How to Calculate Your Home Equity
Figuring out how much home equity you have is a great first step to leveraging it to accomplish your financial goals.
Many people tap into their home equity to tackle home improvement projects, make a large purchase or pay off debt. If you’ve been dreaming about such things, your home equity could help make them happen.
How much equity you have influences your options. Your home equity and loan-to-value (LTV) ratio are how lenders determine your eligibility for home equity loans, home equity lines of credit (HELOCs), cash-out refinancing and more.
Luckily, getting an idea of your home equity is easy. All you need are a few pieces of information you can find online.
Calculating your equity
A good place to start is with a home price estimator, such as your home’s listing on Zillow or Redfin.
But while these estimates are helpful, the most reliable indicator of your home’s value will be an actual appraisal — part of the loan process.
Once you have your home’s market value, your remaining mortgage balance is all you need to calculate your home equity. You can find your balance in your monthly statement.

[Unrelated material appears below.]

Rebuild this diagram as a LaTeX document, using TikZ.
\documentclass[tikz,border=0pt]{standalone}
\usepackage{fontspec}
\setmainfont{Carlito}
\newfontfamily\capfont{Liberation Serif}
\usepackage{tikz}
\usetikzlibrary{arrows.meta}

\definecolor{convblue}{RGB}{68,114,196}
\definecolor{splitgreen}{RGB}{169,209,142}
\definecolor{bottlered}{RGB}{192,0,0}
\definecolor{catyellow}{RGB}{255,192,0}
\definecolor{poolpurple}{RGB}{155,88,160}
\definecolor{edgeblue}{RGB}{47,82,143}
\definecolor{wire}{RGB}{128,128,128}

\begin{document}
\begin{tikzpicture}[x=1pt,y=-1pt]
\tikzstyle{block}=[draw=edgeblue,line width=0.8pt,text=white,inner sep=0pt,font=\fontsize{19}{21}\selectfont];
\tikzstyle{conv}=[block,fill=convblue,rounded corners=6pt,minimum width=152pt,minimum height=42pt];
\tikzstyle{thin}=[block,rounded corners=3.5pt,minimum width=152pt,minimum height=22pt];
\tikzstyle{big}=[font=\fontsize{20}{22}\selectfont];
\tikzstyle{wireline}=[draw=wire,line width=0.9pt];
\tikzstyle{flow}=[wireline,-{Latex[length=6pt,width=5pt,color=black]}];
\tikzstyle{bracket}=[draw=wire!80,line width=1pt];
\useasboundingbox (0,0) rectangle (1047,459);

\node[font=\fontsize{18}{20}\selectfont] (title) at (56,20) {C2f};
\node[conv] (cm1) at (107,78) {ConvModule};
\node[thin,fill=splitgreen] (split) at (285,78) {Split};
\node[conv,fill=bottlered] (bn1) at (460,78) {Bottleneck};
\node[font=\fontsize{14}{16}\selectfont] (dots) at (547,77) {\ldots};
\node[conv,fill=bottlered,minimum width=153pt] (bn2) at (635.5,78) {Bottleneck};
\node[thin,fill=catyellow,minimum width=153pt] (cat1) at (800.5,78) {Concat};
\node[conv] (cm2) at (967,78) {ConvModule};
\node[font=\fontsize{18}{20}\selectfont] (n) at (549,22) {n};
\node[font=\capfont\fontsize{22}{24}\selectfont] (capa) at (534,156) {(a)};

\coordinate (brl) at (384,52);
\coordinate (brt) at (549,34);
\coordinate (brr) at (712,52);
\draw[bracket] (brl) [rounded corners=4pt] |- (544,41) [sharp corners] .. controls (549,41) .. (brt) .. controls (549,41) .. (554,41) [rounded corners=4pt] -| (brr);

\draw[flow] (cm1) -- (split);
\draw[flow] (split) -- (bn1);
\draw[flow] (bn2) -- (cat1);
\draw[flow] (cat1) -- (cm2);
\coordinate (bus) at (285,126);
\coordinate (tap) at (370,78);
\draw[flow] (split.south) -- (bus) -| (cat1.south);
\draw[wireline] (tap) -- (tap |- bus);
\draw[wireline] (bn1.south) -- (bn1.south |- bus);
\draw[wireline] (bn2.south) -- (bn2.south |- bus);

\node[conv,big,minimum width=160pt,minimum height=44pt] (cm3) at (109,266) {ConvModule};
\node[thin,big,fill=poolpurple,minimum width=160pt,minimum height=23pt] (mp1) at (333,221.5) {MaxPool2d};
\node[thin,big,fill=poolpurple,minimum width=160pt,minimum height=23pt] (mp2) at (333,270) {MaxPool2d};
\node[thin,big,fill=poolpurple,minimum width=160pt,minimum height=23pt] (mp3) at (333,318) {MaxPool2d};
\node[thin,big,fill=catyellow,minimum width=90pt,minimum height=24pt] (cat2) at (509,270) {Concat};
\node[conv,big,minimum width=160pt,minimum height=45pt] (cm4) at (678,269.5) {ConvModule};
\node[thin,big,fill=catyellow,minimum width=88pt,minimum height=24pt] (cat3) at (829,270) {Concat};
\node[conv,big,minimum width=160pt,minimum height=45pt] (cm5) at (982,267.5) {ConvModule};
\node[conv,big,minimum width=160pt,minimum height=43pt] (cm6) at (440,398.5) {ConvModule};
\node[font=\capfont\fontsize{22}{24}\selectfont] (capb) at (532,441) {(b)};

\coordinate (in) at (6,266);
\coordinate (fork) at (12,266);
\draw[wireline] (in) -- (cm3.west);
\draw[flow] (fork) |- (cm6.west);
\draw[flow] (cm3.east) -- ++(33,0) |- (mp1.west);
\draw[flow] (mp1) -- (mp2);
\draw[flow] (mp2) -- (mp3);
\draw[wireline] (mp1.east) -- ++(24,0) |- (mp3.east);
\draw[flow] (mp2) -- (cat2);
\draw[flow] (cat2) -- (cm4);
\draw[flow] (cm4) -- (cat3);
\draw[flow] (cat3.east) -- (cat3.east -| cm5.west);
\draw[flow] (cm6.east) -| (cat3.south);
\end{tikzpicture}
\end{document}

With each mortgage payment, a portion goes toward reducing your principal. As the principal goes down, you gain equity in your home. The longer you’ve been making payments, the more equity you have.
To determine your equity, subtract your remaining mortgage balance from your current home value. For example, if your home is valued at $300,000 and you owe $200,000, you have $100,000 in equity.
Calculating your loan-to-value ratio
Your loan-to-value (LTV) ratio helps lenders measure the risk of a new loan. It is a key factor in whether a loan gets approved. The ratio represents the relationship between the loan amount and the total value of the property. Here’s the formula:
Remaining mortgage balance ÷ current home value = LTV
Using the same numbers from above:
$200,000 ÷ $300,000 = .667 or a 66.7% LTV
A note about combined LTV
If you’re seeking a home equity line of credit or cash-out refinance, the LTV math will change.
You’ll add the amount you wish to borrow onto your remaining mortgage balance and your LTV will increase.
Say you want to tackle a home project you expect to cost $25,000. Using the same numbers as before, our new calculation is:
$225,000 (remaining mortgage balance + amount you wish to borrow) ÷ $300,000 = .75 or 75% LTV
In this case, assuming the borrower meets other requirements, the loan would likely be approved. Lenders typically cap LTV around 85% so, if your LTV is less than that, you’re more likely to be approved. In some cases, you may have to pay for private mortgage insurance (PMI).
How to build equity
The most reliable way to boost your home equity is to make your mortgage payments. With each payment, you make a small step toward paying off your home and building equity you can tap into.
If you pay more than your standard mortgage payment each month, the additional amount will be applied to the principal. This means you’re gaining equity while possibly reducing the term of your loan. Just be sure your lender won’t penalize you for prepayment.
You also get a boost when your home value increases. While market forces dictate property values, maintaining your home will help preserve your home value. Making improvements can also give your home value a boost and net you a strong appraisal.